Information provided in forums, social media or spaces on the internet that are intentionally public would be considered 'in the public domain', but the public nature of any communication or information on the internet or through social media should always be critically examined. The identity of individuals should be protected, wherever possible, unless identity disclosure is critical to the research, such as in statements by public officials, or permission has been sought. For research that involves the use of social media, researchers will also need to abide by the regulations set by the data producers, subject to such regulations being consistent with legal and ethical guidelines.
The potential identifiability of online sources, as well as ethics debates about how privacy is constituted in digital contexts, means that full ethics review may be appropriate for research involving these communities. For example, people often assume that social media sources are public domain, but it is quite likely that some service users - including children - may not understand the implications of what they are doing, and those harvesting data may also uncover illegal images or activities. Researchers should assess the risk of making such a discovery and consider their legal and ethical obligations. Researchers, research participants and reviewers of research ethics will often encounter new or unfamiliar ethics questions and dilemmas.

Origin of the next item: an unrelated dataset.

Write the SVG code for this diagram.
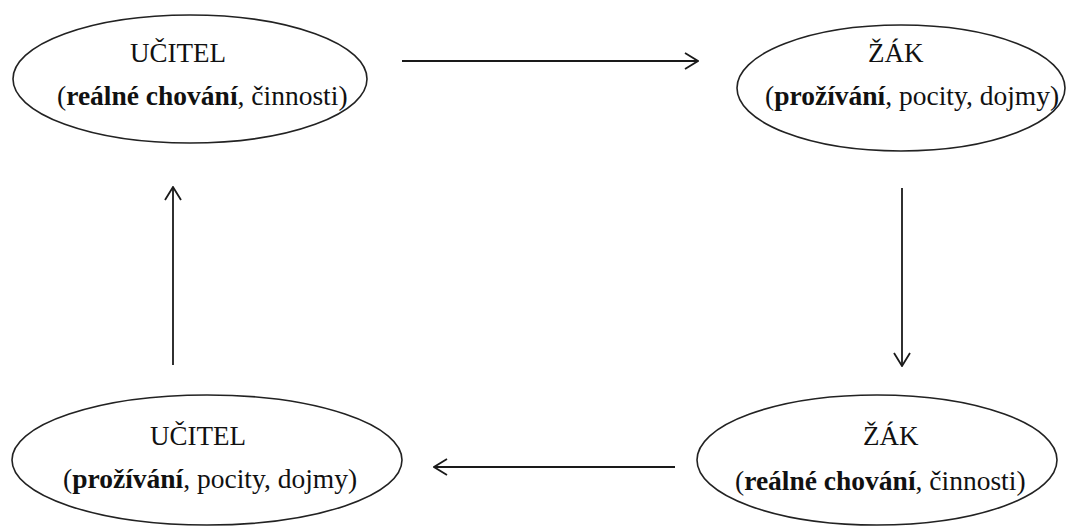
<svg xmlns="http://www.w3.org/2000/svg" width="1068" height="526" viewBox="0 0 1068 526">
  <style>
    .node ellipse { fill: #ffffff; stroke: #222222; stroke-width: 1.6; }
    .title { font-family: "Liberation Serif", "Times New Roman", serif; font-size: 27px; fill: #111111; }
    .sub { font-family: "Liberation Serif", "Times New Roman", serif; font-size: 27.5px; fill: #111111; }
    .sub .b { font-weight: bold; }
    .edge { stroke: #1a1a1a; stroke-width: 1.8; fill: none; marker-end: url(#open); }
  </style>
  <defs>
    <!-- open V arrowhead shared by all connectors -->
    <marker id="open" viewBox="0 0 15 18" refX="14" refY="9" markerWidth="15" markerHeight="18" markerUnits="userSpaceOnUse" orient="auto">
      <path d="M1,1 L14,9 L1,17" fill="none" stroke="#1a1a1a" stroke-width="1.8"/>
    </marker>
  </defs>
  <rect width="1068" height="526" fill="#ffffff"/>

  <g id="ucitel-chovani" class="node">
    <ellipse cx="190" cy="79" rx="177" ry="64"/>
    <text class="title" x="130" y="62">UČITEL</text>
    <text class="sub" x="57" y="105">(<tspan class="b">reálné chování</tspan>, činnosti)</text>
  </g>

  <g id="zak-prozivani" class="node">
    <ellipse cx="901" cy="88" rx="164" ry="63"/>
    <text class="title" x="868" y="62">ŽÁK</text>
    <text class="sub" x="765" y="105">(<tspan class="b">prožívání</tspan>, pocity, dojmy)</text>
  </g>

  <g id="zak-chovani" class="node">
    <ellipse cx="877" cy="460" rx="180" ry="65"/>
    <text class="title" x="863" y="445">ŽÁK</text>
    <text class="sub" x="735" y="490">(<tspan class="b">reálné chování</tspan>, činnosti)</text>
  </g>

  <g id="ucitel-prozivani" class="node">
    <ellipse cx="207" cy="460" rx="195" ry="65"/>
    <text class="title" x="150" y="445">UČITEL</text>
    <text class="sub" x="63" y="488">(<tspan class="b">prožívání</tspan>, pocity, dojmy)</text>
  </g>

  <g id="connectors">
    <line class="edge" x1="402" y1="61" x2="698" y2="61"/>
    <line class="edge" x1="902" y1="188" x2="902" y2="366"/>
    <line class="edge" x1="675" y1="467" x2="434" y2="467"/>
    <line class="edge" x1="173" y1="365" x2="173" y2="187"/>
  </g>
</svg>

There is a growing literature on ethics in online research. A good starting point is the Association of Internet Researchers 'Ethical decision-making and internet research' 2012, and the British Psychological Society 'Ethics Guidelines for Internet-mediated Research' 2013.

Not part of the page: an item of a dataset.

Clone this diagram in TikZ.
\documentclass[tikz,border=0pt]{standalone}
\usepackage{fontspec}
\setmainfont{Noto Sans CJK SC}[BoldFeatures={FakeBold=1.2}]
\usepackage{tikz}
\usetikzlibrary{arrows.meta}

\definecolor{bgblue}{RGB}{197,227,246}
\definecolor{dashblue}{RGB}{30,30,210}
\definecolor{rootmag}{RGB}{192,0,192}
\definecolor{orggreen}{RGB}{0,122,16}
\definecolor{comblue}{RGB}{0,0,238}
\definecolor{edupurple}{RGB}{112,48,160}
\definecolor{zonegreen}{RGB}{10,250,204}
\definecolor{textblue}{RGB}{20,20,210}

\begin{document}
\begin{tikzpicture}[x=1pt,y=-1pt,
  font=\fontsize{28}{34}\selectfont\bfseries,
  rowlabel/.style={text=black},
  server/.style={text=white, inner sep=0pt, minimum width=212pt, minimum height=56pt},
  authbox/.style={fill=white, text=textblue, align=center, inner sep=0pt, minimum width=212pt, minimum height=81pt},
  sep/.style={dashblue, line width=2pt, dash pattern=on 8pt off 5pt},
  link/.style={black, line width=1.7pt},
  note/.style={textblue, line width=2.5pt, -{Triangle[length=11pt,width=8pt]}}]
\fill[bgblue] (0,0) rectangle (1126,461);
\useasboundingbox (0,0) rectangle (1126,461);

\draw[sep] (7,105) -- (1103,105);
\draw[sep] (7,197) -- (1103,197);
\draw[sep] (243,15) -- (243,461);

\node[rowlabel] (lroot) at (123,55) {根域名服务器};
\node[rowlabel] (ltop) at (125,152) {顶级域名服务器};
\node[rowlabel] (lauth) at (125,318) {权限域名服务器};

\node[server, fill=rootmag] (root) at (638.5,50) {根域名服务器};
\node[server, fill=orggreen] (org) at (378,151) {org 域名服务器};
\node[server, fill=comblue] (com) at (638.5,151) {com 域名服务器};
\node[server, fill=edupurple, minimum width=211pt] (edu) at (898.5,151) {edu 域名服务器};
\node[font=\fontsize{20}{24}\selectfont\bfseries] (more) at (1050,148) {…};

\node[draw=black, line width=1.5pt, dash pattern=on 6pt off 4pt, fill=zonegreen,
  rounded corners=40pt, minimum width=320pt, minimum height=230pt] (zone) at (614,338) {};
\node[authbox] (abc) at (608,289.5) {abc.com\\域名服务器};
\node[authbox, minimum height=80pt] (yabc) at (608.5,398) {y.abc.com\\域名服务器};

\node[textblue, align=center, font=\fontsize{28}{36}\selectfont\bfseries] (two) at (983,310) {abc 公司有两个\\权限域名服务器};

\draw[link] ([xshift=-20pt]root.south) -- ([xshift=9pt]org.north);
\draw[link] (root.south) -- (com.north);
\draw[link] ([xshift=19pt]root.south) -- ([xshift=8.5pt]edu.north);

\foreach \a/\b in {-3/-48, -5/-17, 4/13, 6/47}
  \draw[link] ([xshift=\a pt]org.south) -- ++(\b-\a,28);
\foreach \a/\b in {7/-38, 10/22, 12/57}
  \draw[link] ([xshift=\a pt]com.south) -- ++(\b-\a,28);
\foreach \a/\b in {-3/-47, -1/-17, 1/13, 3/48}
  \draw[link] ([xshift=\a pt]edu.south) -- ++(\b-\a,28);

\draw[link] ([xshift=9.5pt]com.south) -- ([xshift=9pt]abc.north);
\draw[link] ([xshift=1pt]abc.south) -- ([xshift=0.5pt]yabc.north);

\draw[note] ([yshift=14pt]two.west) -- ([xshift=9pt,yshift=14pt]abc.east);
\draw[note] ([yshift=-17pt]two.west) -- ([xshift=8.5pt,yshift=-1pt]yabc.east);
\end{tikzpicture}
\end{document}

In this fast-developing area research ethics committees may need to involve an independent expert in assessing research proposals that break new ground.
Hewson, Claire and Buchanan, Tom (2013). Ethics Guidelines for Internet-mediated Research. The British Psychological Society, Leicester.

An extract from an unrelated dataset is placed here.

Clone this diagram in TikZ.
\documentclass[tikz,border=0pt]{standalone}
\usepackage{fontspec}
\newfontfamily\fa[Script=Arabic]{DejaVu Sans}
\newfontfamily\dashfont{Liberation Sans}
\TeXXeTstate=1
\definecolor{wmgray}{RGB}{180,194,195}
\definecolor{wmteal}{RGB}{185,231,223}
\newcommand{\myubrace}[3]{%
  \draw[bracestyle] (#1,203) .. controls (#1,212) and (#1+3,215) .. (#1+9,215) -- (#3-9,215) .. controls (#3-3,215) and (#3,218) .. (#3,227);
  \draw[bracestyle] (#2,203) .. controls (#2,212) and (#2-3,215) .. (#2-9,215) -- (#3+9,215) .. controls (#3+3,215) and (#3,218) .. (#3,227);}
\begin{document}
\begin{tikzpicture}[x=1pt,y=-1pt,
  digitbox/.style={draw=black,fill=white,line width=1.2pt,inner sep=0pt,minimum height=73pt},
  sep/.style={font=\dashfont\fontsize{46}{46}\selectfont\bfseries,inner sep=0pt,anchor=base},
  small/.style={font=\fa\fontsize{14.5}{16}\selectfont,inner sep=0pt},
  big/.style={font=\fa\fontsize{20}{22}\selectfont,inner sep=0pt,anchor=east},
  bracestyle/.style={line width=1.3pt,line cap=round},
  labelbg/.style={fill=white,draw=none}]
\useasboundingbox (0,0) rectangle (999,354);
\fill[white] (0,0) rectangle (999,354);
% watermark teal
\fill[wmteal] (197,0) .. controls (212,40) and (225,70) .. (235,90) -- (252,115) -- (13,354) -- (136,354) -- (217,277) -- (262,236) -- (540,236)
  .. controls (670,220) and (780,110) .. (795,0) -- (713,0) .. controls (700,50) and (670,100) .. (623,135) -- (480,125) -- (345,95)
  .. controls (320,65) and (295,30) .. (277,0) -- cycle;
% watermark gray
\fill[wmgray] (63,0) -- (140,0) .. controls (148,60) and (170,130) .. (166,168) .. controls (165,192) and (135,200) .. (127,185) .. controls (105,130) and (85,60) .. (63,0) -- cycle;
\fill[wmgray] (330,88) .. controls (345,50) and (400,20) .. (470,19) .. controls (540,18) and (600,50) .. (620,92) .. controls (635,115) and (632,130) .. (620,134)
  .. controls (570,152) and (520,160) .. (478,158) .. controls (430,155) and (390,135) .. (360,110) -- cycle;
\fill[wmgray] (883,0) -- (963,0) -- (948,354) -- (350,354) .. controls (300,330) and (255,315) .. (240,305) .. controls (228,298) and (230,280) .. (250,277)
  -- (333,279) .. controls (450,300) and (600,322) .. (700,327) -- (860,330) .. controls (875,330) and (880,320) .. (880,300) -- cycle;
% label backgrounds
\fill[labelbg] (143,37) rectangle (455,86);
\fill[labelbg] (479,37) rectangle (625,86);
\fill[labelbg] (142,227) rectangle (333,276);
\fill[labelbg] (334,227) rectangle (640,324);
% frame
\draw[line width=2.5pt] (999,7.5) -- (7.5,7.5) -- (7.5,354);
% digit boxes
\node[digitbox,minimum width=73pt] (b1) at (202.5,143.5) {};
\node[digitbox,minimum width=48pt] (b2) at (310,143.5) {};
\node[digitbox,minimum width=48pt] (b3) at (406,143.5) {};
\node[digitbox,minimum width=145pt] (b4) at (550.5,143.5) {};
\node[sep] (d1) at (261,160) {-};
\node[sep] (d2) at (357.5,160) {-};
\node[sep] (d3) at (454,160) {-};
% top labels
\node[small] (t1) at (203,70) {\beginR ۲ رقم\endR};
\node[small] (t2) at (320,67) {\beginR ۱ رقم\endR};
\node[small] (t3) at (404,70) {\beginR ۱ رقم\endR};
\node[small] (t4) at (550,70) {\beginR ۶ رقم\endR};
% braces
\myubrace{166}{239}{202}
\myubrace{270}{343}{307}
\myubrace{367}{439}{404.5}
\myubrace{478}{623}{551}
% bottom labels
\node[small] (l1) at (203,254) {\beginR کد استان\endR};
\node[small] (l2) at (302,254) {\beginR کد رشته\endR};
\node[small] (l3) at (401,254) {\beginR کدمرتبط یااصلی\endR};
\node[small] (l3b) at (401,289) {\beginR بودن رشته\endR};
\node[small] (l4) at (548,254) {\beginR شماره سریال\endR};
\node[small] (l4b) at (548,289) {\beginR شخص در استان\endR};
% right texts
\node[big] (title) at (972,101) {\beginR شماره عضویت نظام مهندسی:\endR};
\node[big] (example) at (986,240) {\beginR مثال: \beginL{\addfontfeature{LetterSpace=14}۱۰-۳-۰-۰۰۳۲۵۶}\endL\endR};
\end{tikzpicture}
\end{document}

Internet-mediated research (IMR) can raise particular, sometimes non-obvious, challenges in adhering to existing ethics principles. In this document we outline some of the key ethics issues which researchers and research ethics committees (RECs) are advised to keep in mind when considering implementing or evaluating an IMR study. Considering each of the four main ethics principles as outlined in the Society's Code of Human Research Ethics, we highlight issues which may need special consideration in an IMR context, using illustrative examples to explain why. These issues include: the public-private domain distinction online; confidentiality and security of online data; procedures for obtaining valid consent; procedures for ensuring withdrawal rights and debriefing; levels of researcher control; and implications for scientific value and potential harm. Emphasis throughout is on offering advice on how to think about and apply existing ethics principles in an IMR context, while recognising that issues need to be assessed and decisions made within the context of a particular piece of research.